= To do =
Output nothing but the lines from the one with "Reproduce this chart with Plotly.js." through the one with "const peakLabelY = [84,32,219.5,26.7,120.5];", including both. Leave the pictures out of the copy.

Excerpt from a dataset

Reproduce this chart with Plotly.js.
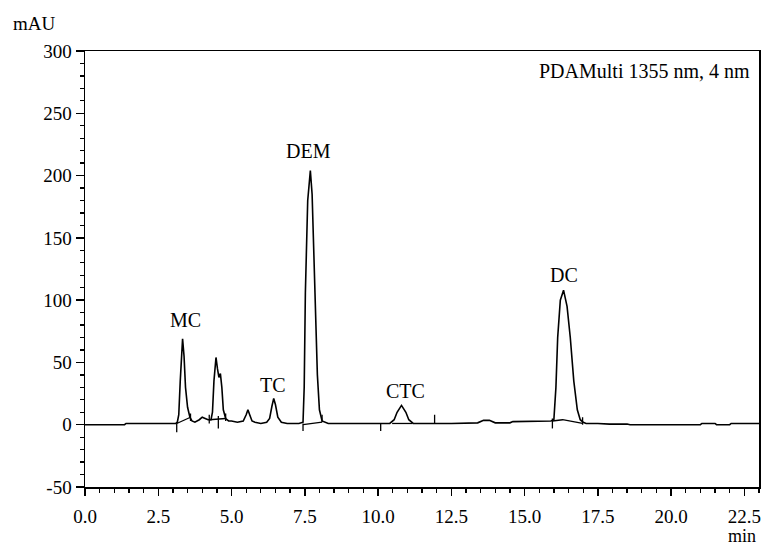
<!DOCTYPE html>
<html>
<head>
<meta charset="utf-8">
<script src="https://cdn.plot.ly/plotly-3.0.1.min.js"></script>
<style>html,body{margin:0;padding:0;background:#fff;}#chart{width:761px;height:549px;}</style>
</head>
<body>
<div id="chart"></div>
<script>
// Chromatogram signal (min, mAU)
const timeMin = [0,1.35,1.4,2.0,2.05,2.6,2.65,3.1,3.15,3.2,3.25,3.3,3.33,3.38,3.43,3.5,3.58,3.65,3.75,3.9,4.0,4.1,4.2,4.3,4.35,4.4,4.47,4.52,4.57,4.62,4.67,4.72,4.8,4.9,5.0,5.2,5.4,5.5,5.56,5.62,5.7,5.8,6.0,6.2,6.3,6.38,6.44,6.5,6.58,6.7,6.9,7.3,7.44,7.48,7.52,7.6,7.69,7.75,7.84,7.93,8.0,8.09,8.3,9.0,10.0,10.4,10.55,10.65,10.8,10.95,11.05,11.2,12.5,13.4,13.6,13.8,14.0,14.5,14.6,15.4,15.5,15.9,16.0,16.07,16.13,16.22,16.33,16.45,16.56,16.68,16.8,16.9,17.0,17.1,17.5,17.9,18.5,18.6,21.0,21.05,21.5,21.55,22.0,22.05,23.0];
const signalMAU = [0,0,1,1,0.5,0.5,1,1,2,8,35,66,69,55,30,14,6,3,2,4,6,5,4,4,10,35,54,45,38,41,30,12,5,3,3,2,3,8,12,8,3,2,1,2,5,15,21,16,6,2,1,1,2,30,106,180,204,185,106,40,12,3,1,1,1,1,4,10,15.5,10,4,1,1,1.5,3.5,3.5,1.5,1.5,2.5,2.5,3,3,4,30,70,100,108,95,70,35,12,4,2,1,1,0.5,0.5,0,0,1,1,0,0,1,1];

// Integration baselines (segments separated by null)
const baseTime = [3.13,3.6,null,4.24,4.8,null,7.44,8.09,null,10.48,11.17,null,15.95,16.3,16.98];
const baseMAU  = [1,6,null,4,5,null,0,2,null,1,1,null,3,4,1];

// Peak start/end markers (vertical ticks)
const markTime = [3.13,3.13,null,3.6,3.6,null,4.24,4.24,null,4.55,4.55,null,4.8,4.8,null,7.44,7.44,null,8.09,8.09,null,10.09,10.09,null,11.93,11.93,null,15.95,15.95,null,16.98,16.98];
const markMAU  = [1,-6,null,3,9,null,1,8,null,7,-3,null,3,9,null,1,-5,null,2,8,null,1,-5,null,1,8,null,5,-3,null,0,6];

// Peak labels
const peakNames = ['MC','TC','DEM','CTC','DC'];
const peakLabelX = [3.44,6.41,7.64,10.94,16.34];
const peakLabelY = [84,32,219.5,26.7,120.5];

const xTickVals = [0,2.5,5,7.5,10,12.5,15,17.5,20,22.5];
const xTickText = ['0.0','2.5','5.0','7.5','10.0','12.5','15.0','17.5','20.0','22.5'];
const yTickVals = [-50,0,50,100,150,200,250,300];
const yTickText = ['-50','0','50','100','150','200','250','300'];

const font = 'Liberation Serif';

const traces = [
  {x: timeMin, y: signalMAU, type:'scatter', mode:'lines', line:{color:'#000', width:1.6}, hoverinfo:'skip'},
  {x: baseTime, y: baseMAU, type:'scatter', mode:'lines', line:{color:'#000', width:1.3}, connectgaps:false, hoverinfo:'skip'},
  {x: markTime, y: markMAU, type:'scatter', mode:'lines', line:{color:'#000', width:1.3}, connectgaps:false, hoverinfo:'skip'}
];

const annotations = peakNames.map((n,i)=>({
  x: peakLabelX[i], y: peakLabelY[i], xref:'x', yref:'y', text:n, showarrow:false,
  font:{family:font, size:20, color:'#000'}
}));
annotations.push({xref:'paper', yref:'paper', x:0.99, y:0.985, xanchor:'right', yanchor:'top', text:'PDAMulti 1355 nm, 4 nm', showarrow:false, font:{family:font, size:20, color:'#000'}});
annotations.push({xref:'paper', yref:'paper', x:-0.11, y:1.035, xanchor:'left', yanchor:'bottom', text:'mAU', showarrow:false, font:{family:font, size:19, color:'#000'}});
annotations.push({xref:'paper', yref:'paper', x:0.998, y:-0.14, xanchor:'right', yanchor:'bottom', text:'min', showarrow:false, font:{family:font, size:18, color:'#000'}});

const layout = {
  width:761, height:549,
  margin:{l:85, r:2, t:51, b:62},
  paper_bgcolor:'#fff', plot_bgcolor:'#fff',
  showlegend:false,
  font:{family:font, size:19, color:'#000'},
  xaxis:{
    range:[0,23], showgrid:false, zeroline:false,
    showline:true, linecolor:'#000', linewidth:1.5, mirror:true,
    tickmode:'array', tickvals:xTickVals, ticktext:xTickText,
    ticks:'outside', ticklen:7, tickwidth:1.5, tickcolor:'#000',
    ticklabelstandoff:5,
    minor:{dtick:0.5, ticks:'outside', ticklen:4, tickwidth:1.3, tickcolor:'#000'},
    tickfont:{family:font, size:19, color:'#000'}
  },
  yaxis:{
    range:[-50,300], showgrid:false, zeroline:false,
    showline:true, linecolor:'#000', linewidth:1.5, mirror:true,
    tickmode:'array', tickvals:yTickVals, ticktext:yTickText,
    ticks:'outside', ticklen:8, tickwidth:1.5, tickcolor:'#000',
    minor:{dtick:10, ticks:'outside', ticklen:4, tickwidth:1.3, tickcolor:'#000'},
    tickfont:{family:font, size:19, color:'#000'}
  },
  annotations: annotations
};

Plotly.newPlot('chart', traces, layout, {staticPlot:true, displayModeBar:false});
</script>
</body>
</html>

---

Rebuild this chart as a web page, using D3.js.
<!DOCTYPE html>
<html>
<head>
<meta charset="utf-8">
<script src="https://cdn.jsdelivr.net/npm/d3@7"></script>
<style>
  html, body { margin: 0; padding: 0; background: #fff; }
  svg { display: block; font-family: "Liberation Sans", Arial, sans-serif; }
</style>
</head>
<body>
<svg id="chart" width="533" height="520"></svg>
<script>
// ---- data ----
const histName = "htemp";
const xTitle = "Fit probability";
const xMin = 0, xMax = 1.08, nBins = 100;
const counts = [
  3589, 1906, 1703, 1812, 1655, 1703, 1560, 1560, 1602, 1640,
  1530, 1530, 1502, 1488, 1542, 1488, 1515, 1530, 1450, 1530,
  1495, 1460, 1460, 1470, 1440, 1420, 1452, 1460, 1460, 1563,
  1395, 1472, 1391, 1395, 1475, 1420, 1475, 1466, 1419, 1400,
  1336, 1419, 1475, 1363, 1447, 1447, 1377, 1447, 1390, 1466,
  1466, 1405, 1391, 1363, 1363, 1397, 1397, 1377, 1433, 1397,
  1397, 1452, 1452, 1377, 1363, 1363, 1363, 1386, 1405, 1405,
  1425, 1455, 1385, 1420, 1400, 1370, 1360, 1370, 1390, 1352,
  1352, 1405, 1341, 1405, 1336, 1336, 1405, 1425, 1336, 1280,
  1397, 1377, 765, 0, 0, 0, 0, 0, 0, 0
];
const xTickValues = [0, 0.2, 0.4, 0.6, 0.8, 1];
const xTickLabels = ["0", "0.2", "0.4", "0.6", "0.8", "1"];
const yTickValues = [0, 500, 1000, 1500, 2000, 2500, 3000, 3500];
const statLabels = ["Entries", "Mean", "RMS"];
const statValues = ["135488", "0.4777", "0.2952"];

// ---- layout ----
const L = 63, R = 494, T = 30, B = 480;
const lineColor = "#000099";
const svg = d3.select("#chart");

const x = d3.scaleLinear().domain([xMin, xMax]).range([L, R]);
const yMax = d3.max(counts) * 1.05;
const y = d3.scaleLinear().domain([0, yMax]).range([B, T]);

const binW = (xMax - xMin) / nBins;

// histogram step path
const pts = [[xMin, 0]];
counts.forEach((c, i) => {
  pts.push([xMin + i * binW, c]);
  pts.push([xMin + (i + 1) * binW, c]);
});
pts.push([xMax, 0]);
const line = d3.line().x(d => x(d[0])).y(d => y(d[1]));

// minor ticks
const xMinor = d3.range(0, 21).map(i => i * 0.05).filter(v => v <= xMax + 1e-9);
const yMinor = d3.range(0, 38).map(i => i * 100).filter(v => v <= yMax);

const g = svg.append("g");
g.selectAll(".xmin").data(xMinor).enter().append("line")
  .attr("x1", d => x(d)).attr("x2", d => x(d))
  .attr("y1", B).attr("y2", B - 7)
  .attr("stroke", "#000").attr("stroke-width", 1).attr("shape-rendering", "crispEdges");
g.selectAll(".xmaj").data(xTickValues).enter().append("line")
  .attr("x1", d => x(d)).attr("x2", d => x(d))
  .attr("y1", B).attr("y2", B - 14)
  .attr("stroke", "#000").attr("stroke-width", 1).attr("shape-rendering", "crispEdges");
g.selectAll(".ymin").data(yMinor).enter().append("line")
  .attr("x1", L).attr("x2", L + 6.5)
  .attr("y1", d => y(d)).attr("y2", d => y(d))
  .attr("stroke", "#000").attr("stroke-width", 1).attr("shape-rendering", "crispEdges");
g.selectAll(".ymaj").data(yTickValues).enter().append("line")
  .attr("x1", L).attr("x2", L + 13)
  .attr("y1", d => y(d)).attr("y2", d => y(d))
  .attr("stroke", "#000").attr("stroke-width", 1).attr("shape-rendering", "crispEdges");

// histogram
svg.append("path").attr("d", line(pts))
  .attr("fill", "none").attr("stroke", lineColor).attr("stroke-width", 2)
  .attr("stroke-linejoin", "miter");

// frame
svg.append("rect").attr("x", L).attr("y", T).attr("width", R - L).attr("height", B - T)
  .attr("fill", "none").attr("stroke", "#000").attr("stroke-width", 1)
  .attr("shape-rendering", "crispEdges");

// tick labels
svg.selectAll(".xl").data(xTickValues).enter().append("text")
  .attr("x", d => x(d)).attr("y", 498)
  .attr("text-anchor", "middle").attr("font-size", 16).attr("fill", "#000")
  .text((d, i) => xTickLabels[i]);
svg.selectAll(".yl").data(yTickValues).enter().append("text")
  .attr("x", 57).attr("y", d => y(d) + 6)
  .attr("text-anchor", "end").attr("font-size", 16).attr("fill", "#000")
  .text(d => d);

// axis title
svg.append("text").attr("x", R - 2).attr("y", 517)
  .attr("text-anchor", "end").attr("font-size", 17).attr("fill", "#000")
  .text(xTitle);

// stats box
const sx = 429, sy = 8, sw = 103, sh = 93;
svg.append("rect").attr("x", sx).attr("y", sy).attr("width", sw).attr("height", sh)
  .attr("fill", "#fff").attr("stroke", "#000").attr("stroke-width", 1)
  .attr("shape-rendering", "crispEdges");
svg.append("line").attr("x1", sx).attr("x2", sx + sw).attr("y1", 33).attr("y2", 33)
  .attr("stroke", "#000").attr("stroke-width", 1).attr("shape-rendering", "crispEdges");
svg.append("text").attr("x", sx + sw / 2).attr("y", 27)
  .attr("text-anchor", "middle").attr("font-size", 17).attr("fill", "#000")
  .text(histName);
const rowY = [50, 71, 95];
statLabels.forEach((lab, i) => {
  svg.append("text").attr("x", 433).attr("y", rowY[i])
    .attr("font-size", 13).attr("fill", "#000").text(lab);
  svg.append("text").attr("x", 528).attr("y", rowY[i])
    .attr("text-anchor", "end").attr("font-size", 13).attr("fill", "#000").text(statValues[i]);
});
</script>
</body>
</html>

= Written answer =
Reproduce this chart with Plotly.js.
<!DOCTYPE html>
<html>
<head>
<meta charset="utf-8">
<script src="https://cdn.plot.ly/plotly-3.0.1.min.js"></script>
<style>html,body{margin:0;padding:0;background:#fff;}#chart{width:761px;height:549px;}</style>
</head>
<body>
<div id="chart"></div>
<script>
// Chromatogram signal (min, mAU)
const timeMin = [0,1.35,1.4,2.0,2.05,2.6,2.65,3.1,3.15,3.2,3.25,3.3,3.33,3.38,3.43,3.5,3.58,3.65,3.75,3.9,4.0,4.1,4.2,4.3,4.35,4.4,4.47,4.52,4.57,4.62,4.67,4.72,4.8,4.9,5.0,5.2,5.4,5.5,5.56,5.62,5.7,5.8,6.0,6.2,6.3,6.38,6.44,6.5,6.58,6.7,6.9,7.3,7.44,7.48,7.52,7.6,7.69,7.75,7.84,7.93,8.0,8.09,8.3,9.0,10.0,10.4,10.55,10.65,10.8,10.95,11.05,11.2,12.5,13.4,13.6,13.8,14.0,14.5,14.6,15.4,15.5,15.9,16.0,16.07,16.13,16.22,16.33,16.45,16.56,16.68,16.8,16.9,17.0,17.1,17.5,17.9,18.5,18.6,21.0,21.05,21.5,21.55,22.0,22.05,23.0];
const signalMAU = [0,0,1,1,0.5,0.5,1,1,2,8,35,66,69,55,30,14,6,3,2,4,6,5,4,4,10,35,54,45,38,41,30,12,5,3,3,2,3,8,12,8,3,2,1,2,5,15,21,16,6,2,1,1,2,30,106,180,204,185,106,40,12,3,1,1,1,1,4,10,15.5,10,4,1,1,1.5,3.5,3.5,1.5,1.5,2.5,2.5,3,3,4,30,70,100,108,95,70,35,12,4,2,1,1,0.5,0.5,0,0,1,1,0,0,1,1];

// Integration baselines (segments separated by null)
const baseTime = [3.13,3.6,null,4.24,4.8,null,7.44,8.09,null,10.48,11.17,null,15.95,16.3,16.98];
const baseMAU  = [1,6,null,4,5,null,0,2,null,1,1,null,3,4,1];

// Peak start/end markers (vertical ticks)
const markTime = [3.13,3.13,null,3.6,3.6,null,4.24,4.24,null,4.55,4.55,null,4.8,4.8,null,7.44,7.44,null,8.09,8.09,null,10.09,10.09,null,11.93,11.93,null,15.95,15.95,null,16.98,16.98];
const markMAU  = [1,-6,null,3,9,null,1,8,null,7,-3,null,3,9,null,1,-5,null,2,8,null,1,-5,null,1,8,null,5,-3,null,0,6];

// Peak labels
const peakNames = ['MC','TC','DEM','CTC','DC'];
const peakLabelX = [3.44,6.41,7.64,10.94,16.34];
const peakLabelY = [84,32,219.5,26.7,120.5];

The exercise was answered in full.